Baha’is and Politics
Baha’i teachings prohibit Baha’is from engaging in partisan politics because partisanship is inherently divisive in nature, pitting groups of people against one another in struggle. Therefore, Baha’is may not join political parties, campaign for candidates in elections or participate in other forms of partisan activity.
The Baha’i writings encourage members of the Faith to vote in any political election as long as the ballot is secret and provided that voters are not required to identify themselves with a political party. Baha’is also must bear in mind that they are voting on the merits of the individual rather than because the candidate belongs to a particular party.
Not being involved in partisan politics does not mean that Baha’is are unconcerned about important issues of the day. As Baha’u'llah wrote: “Be anxiously concerned with the needs of the age ye live in, and center your deliberations on its exigencies and requirements.” Baha’is are therefore very interested in the key issues of our time: eliminating racism and promoting the equality of men and women, economic justice, moral education and peace among nations.

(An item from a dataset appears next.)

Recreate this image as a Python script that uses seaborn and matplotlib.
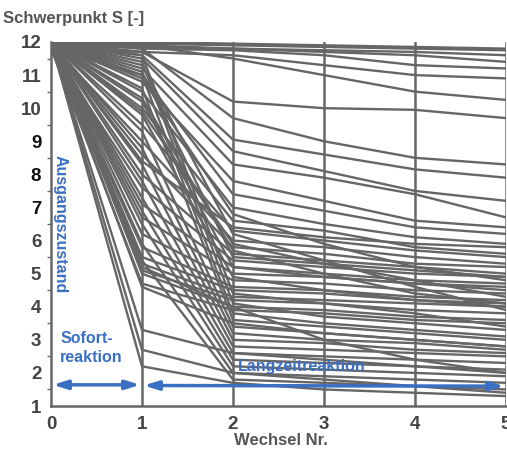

The Baha’i teachings center on the principle of the oneness of mankind and emphasize humanity’s need for unity and spiritual awakening. For example, Baha’u'llah wrote: “The well-being of mankind, its peace and security, are unattainable unless and until its unity is firmly established.” Whenever engaging in any issue, the Baha’i teachings encourage taking an approach that is unifying rather than divisive in nature. Therefore, the Baha’i Faith emphasizes helping people, communities and nations to improve their behavior through education, good deeds and the process of Baha’i consultation to solve problems.
While many of the teachings of the Baha’i Faith have political implications – promoting international peace or achieving economic justice in society, for instance – the Baha’i approach to all social issues is to promote unifying solutions instead of ones that are politically or socially divisive in nature.